Friday, July 12, 2013

Cairn Kainen

The realm of Cairn Kainen once bore a different name. It was originally known as Caer Kainen and is still called that by many of its remaining citizens. At the time of its founding, Caer Kainen was home to many tribes of men that arrived in Morden (like many others) through the mysterious “lightning bridge,” about which very little is known. These tribes found a lush valley between high, arching peaks. The broad realm was composed of sweeping moors, misty boglands, and long stretches of wild heath perfect for grazing. The tribes looked upon the place that would be Caer Kainen and knew that this land was theirs to call home.

The tribes intermarried and transformed over many decades into seven great clans. Fractious and prideful, these clans had great difficulties working together. They waged war against each other as often as they launched raids for property and wives into neighboring regions including the Outlands and Hyphrates.

In time, however, one man of strong will and courage managed to forge the clans into a single nation. His name was Bran MacLir, and he was the true father of Caer Kainen. Bran assembled a group of mighty warriors as his shieldbearers and took them into battle after battle. Never defeated, Bran won the loyalties of each clan chief one by one and was crowned High King shortly thereafter. Bran’s first order as king was to construct a massive fortress to serve as the realm’s capital and a keep to protect its people. The fortress took years to build and drew master masons from across Morden. Once complete, Bran named the fortress Shieldhaven, and his realm became known as Caer Kainen, meaning “the Unbroken Fortress” in the region’s tribal tongue.

There are many tales of High King Bran MacLir—that he was the first bearer of the magic sword, the Spatha Sancta, that he defeated a Dragon on the shores of Loch Lumond, that he climbed the tallest peak in the Highlands to find his queen. The clansmen of Caer Kainen claim that they are all true. Bran’s kingship was legendary, and his successors ruled the realm wisely and well for many generations.

The people of Caer Kainen have their own wild character to match the terrain of their home. Kainenites celebrate art and music as well as strength of arms, and they hold a legendary festival in the fall known as Harvestmoon. Considered both savage and decadent by the other nations of Morden, the citizens of Caer Kainen display little care for such labels, preferring to spend their time living life to the fullest.

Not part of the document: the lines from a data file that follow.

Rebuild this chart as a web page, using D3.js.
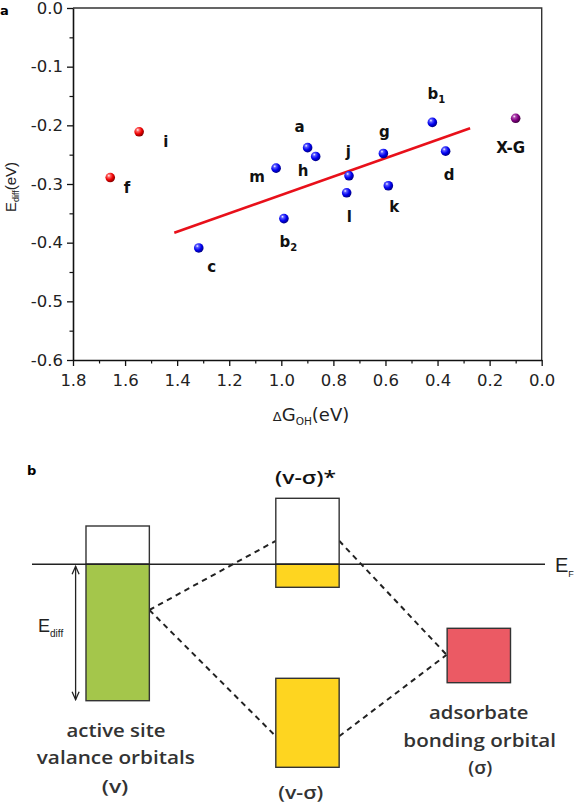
<!DOCTYPE html>
<html><head><meta charset="utf-8">
<script src="https://cdn.jsdelivr.net/npm/d3@7"></script>
<style>body{margin:0;background:#fff}svg{display:block}</style>
</head><body><svg id="c" width="574" height="804"></svg>
<script>
// ---------- Data: panel a ----------
const labels = ["a","b1","b2","c","d","f","g","h","i","j","k","l","m","X-G"];
const dG     = [0.899,0.420,0.990,1.317,0.369,1.657,0.608,0.868,1.546,0.740,0.589,0.749,1.020,0.100];
const Ediff  = [-0.238,-0.195,-0.359,-0.409,-0.244,-0.289,-0.248,-0.253,-0.211,-0.286,-0.303,-0.315,-0.273,-0.188];
const groups = ["blue","blue","blue","blue","blue","red","blue","blue","red","blue","blue","blue","blue","purple"];
const fitDG  = [1.411,0.275];
const fitE   = [-0.383,-0.205];
const xTicks = [1.8,1.6,1.4,1.2,1.0,0.8,0.6,0.4,0.2,0.0];
const yTicks = [0.0,-0.1,-0.2,-0.3,-0.4,-0.5,-0.6];

// ---------- Data: panel b (schematic energies, arbitrary units, E_F = 0) ----------
const orbNames  = ["v","vs","s"];
const orbPos    = [0.167,0.537,0.871];     // column centres (fraction of width)
const orbWidth  = 0.1235;
const emptyTop  = [0.383,0.66,null];        // top of unoccupied part
const filledTop = [0.0,0.0,-0.64];
const filledBot = [-1.364,-0.23,-1.184];
const bondTop   = -1.14, bondBot = -2.03;   // (v-σ) bonding level
const connV = -0.457, connStar = 0.235, connBond = -1.72, connSig = -0.905;

// ---------- Layout (positions / styles, not data) ----------
const labelOff = {"a":[-8,-16],"b1":[4,-23.5],"b2":[4.5,28],"c":[13,24],"d":[3.6,29],"f":[16.7,15.7],
  "g":[1,-16],"h":[-12.7,20],"i":[26.7,15.3],"j":[-0.7,-19],"k":[6,26.6],"l":[2.6,29],"m":[-19,13.7],"X-G":[-5,34.4]};
const colors = {
  blue:["#ffffff","#5a5aff","#0000f0","#00007a"],
  red:["#ffffff","#ff6a6a","#ee0000","#7a0000"],
  purple:["#ffffff","#b24db2","#800080","#3a003a"]};

const svg = d3.select("#c");
const defs = svg.append("defs");
Object.entries(colors).forEach(([k,c])=>{
  const g = defs.append("radialGradient").attr("id","g_"+k)
    .attr("cx","38%").attr("cy","35%").attr("r","68%").attr("fx","35%").attr("fy","30%");
  g.append("stop").attr("offset","0%").attr("stop-color",c[0]);
  g.append("stop").attr("offset","22%").attr("stop-color",c[1]);
  g.append("stop").attr("offset","60%").attr("stop-color",c[2]);
  g.append("stop").attr("offset","100%").attr("stop-color",c[3]);
});

const FONT = "'DejaVu Sans', sans-serif";
const x = d3.scaleLinear().domain([1.8,0]).range([73,541.7]);
const y = d3.scaleLinear().domain([-0.6,0]).range([360,8]);

// frame (top, right)
svg.append("path").attr("d",`M${x(1.8)},${y(0)}H${x(0)}V${y(-0.6)}`)
  .attr("fill","none").attr("stroke","#333").attr("stroke-width",1.4);

// minor ticks
const fmt = d => d.toFixed(1);
const yMinor = yTicks.slice(0,-1).map(d=>+(d-0.05).toFixed(2));
const xMinor = xTicks.slice(0,-1).map(d=>+(d-0.1).toFixed(2));
svg.append("g").attr("transform",`translate(${x(1.8)},0)`)
  .call(d3.axisLeft(y).tickValues(yMinor).tickSize(3.5).tickFormat("").tickSizeOuter(0))
  .call(g=>g.select(".domain").remove()).selectAll("line").attr("stroke","#111").attr("stroke-width",1.2);
svg.append("g").attr("transform",`translate(0,${y(-0.6)})`)
  .call(d3.axisBottom(x).tickValues(xMinor).tickSize(3.5).tickFormat("").tickSizeOuter(0))
  .call(g=>g.select(".domain").remove()).selectAll("line").attr("stroke","#111").attr("stroke-width",1.2);

const yAx = svg.append("g").attr("transform",`translate(${x(1.8)},0)`)
  .call(d3.axisLeft(y).tickValues(yTicks).tickFormat(fmt).tickSize(6).tickSizeOuter(0).tickPadding(4));
const xAx = svg.append("g").attr("transform",`translate(0,${y(-0.6)})`)
  .call(d3.axisBottom(x).tickValues(xTicks).tickFormat(fmt).tickSize(6).tickSizeOuter(0).tickPadding(8));
[yAx,xAx].forEach(a=>{
  a.select(".domain").attr("stroke","#111").attr("stroke-width",1.6);
  a.selectAll(".tick line").attr("stroke","#111").attr("stroke-width",1.3);
  a.selectAll(".tick text").attr("font-family",FONT).attr("font-size",16.5).attr("fill","#222");
});

// fit line
svg.append("line").attr("x1",x(fitDG[0])).attr("y1",y(fitE[0])).attr("x2",x(fitDG[1])).attr("y2",y(fitE[1]))
  .attr("stroke","#e8101a").attr("stroke-width",2.6);

// points
const pts = labels.map((l,i)=>({l,x:dG[i],y:Ediff[i],g:groups[i]}));
svg.append("g").selectAll("circle").data(pts).join("circle")
  .attr("cx",d=>x(d.x)).attr("cy",d=>y(d.y)).attr("r",4.8)
  .attr("fill",d=>`url(#g_${d.g})`);

// point labels
const lab = svg.append("g").attr("font-family",FONT).attr("font-weight","bold").attr("font-size",15).attr("fill","#111");
pts.forEach(d=>{
  const o = labelOff[d.l];
  const t = lab.append("text").attr("x",x(d.x)+o[0]).attr("y",y(d.y)+o[1]).attr("text-anchor","middle");
  const m = d.l.match(/^b(\d)$/);
  if(m){ t.append("tspan").text("b"); t.append("tspan").attr("font-size",10).attr("dy",4).text(m[1]); }
  else t.text(d.l);
});

// axis titles
const xt = svg.append("text").attr("x",311).attr("y",421).attr("text-anchor","middle")
  .attr("font-family",FONT).attr("fill","#222");
xt.append("tspan").attr("font-size",13).text("Δ");
xt.append("tspan").attr("font-size",18).text("G");
xt.append("tspan").attr("font-size",10.5).attr("dy",4).text("OH");
xt.append("tspan").attr("font-size",18).attr("dy",-4).text("(eV)");

const yt = svg.append("text").attr("transform","translate(16,187) rotate(-90)").attr("text-anchor","middle")
  .attr("font-family","'Liberation Sans', Arial, sans-serif").attr("fill","#222");
yt.append("tspan").attr("font-size",15).text("E");
yt.append("tspan").attr("font-size",9).attr("dy",3).text("diff");
yt.append("tspan").attr("font-size",15).attr("dy",-3).text("(eV)");

// panel letters
svg.append("text").attr("x",0).attr("y",15).attr("font-family",FONT).attr("font-weight","bold").attr("font-size",13).text("a");
svg.append("text").attr("x",27).attr("y",475).attr("font-family",FONT).attr("font-weight","bold").attr("font-size",13).text("b");

// ---------- Panel b ----------
const bx = d3.scaleLinear().domain([0,1]).range([32,545]);
const by = d3.scaleLinear().domain([-1,0]).range([664.3,564.3]);
const fills = ["#a4c64b","#fed520","#eb5a64"];
const BOX = "#333";
const halfW = orbWidth/2;

// dashed connectors (drawn under boxes)
const conns = [
  [orbPos[0]+halfW, connV, orbPos[1]-halfW, connStar],
  [orbPos[0]+halfW, connV, orbPos[1]-halfW, connBond],
  [orbPos[1]+halfW, connStar, orbPos[2]-orbWidth/2-0.001, connSig],
  [orbPos[1]+halfW, connBond, orbPos[2]-orbWidth/2-0.001, connSig]];
svg.append("g").selectAll("line").data(conns).join("line")
  .attr("x1",d=>bx(d[0])).attr("y1",d=>by(d[1])).attr("x2",d=>bx(d[2])).attr("y2",d=>by(d[3]))
  .attr("stroke","#222").attr("stroke-width",2).attr("stroke-dasharray","5.5,4.5");

// orbital boxes
orbNames.forEach((n,i)=>{
  if(emptyTop[i]!==null){
    svg.append("rect").attr("x",bx(orbPos[i]-halfW)).attr("y",by(emptyTop[i]))
      .attr("width",bx(orbWidth)-bx(0)).attr("height",by(filledTop[i])-by(emptyTop[i]))
      .attr("fill","#fff").attr("stroke",BOX).attr("stroke-width",1.4);
  }
  svg.append("rect").attr("x",bx(orbPos[i]-halfW)).attr("y",by(filledTop[i]))
    .attr("width",bx(orbWidth)-bx(0)).attr("height",by(filledBot[i])-by(filledTop[i]))
    .attr("fill",fills[i]).attr("stroke",BOX).attr("stroke-width",1.4);
});
svg.append("rect").attr("x",bx(orbPos[1]-halfW)).attr("y",by(bondTop))
  .attr("width",bx(orbWidth)-bx(0)).attr("height",by(bondBot)-by(bondTop))
  .attr("fill",fills[1]).attr("stroke",BOX).attr("stroke-width",1.4);

// Fermi level
svg.append("line").attr("x1",bx(0)).attr("x2",bx(1)).attr("y1",by(0)).attr("y2",by(0))
  .attr("stroke","#222").attr("stroke-width",1.6);
const ef = svg.append("text").attr("x",555).attr("y",571.7).attr("font-family","'Liberation Sans', Arial, sans-serif").attr("fill","#222");
ef.append("tspan").attr("font-size",20).text("E");
ef.append("tspan").attr("font-size",9).attr("dy",5).text("F");

// E_diff arrow
const ax = bx(0.085), aTop = by(0)+2, aBot = by(filledBot[0])-1;
svg.append("line").attr("x1",ax).attr("x2",ax).attr("y1",aTop).attr("y2",aBot).attr("stroke","#222").attr("stroke-width",1.3);
svg.append("path").attr("d",`M${ax-3.5},${aTop+8}L${ax},${aTop}L${ax+3.5},${aTop+8}M${ax-3.5},${aBot-8}L${ax},${aBot}L${ax+3.5},${aBot-8}`)
  .attr("fill","none").attr("stroke","#222").attr("stroke-width",1.3);
const ed = svg.append("text").attr("x",38).attr("y",631.7).attr("font-family","'Liberation Sans', Arial, sans-serif").attr("fill","#222");
ed.append("tspan").attr("font-size",18).text("E");
ed.append("tspan").attr("font-size",10).attr("dy",5).text("diff");

// diagram captions
const caps = [
  ["(v-σ)*",305.5,484,61,"#111"],
  ["active site",116,736.7,99,"#333"],
  ["valance orbitals",115.8,764,158,"#333"],
  ["(v)",115,792.5,26.7,"#333"],
  ["adsorbate",478.7,719,99.3,"#333"],
  ["bonding orbital",479.7,746.7,152.7,"#333"],
  ["(σ)",480.3,773.5,24,"#333"],
  ["(v-σ)",300.8,799,45,"#333"]];
svg.append("g").selectAll("text").data(caps).join("text")
  .attr("x",d=>d[1]).attr("y",d=>d[2]).attr("text-anchor","middle")
  .attr("textLength",d=>d[3]).attr("lengthAdjust","spacingAndGlyphs")
  .attr("font-family","'Open Sans', sans-serif").attr("font-weight",600).attr("font-size",18)
  .attr("fill",d=>d[4]).text(d=>d[0]);
</script></body></html>
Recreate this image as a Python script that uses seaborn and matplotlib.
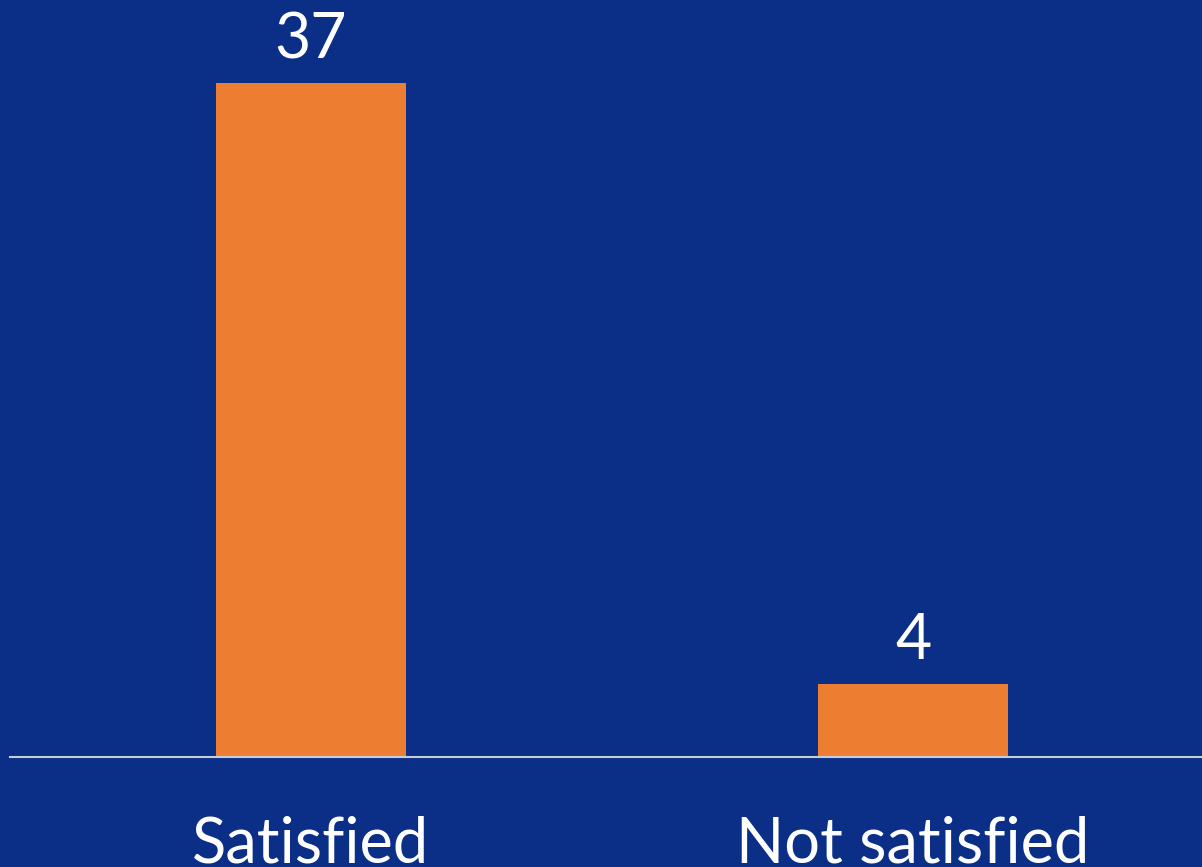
import matplotlib
matplotlib.use("Agg")
import matplotlib.pyplot as plt
import seaborn as sns
import pandas as pd

categories = ["Satisfied", "Not satisfied"]
counts = [37, 4]

BG = "#0B2F87"
BAR = "#ED7D31"

sns.set_theme(style="white")
plt.rcParams['font.family'] = ['Lato', 'DejaVu Sans']

df = pd.DataFrame({"category": categories, "count": counts})

fig = plt.figure(figsize=(12.02, 8.67), dpi=100)
fig.patch.set_facecolor(BG)
ax = fig.add_axes([10 / 1202, 110 / 867, 1204 / 1202, 757 / 867])
ax.set_facecolor(BG)

sns.barplot(data=df, x="category", y="count", color=BAR, width=0.314,
            saturation=1, linewidth=0, ax=ax)

ax.set_xlim(-0.5, 1.5)
ax.set_ylim(0, 757 / 18.22)

for i, v in enumerate(counts):
    ax.text(i, v + 0.75, str(v), ha="center", va="bottom", color="white",
            fontsize=45)

for s in ["top", "right", "left"]:
    ax.spines[s].set_visible(False)
ax.spines["bottom"].set_color("#C8CCD8")
ax.spines["bottom"].set_linewidth(1.5)
ax.set_yticks([])
ax.set_xlabel("")
ax.set_ylabel("")
ax.tick_params(axis="x", length=0, pad=42, labelsize=45.5, labelcolor="white")

fig.savefig("out.png", dpi=100, facecolor=BG)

In battle, the clans of Caer Kainen fielded large groups of light infantry and irregulars. It is said that few could match the stealth and cunning of Caer Kainen scouts nor the unbridled aggression of their berserk sword masters. Kainenites prized both courage and exhibition in warfare. The most popular warriors were those who had proven their bravery and skill in one-on-one duels and other displays of aggression.

In the end, what led to the end of Caer Kainen was no lack of courage or skill. Instead, it was love that brought the Morrigan into their lands. Her arrival began a tragedy of scale never before seen in Morden.


  1. randolphcartercorkAugust 19, 2013 at 8:13 AM

    i was a bit puzzled to hear you state on the D6 Generation that Cairn Kainen is the Accursed universe take on Scotland/Wales, when it is clearly modeled on pre-Christian Ireland...The Morrigan being a figure from Irish mythology etc.. most odd...

  2. Thanks for the feedback, Ed. When we say that an element of the setting is analogous to a real world historical place, we're really just using a sort of descriptive shorthand. We draw on a lot of different myths and cultural touchstones for each location. There are definitely Irish elements that have crept into Cairn Kainen, but there are ideas from a broad range of diverse sources.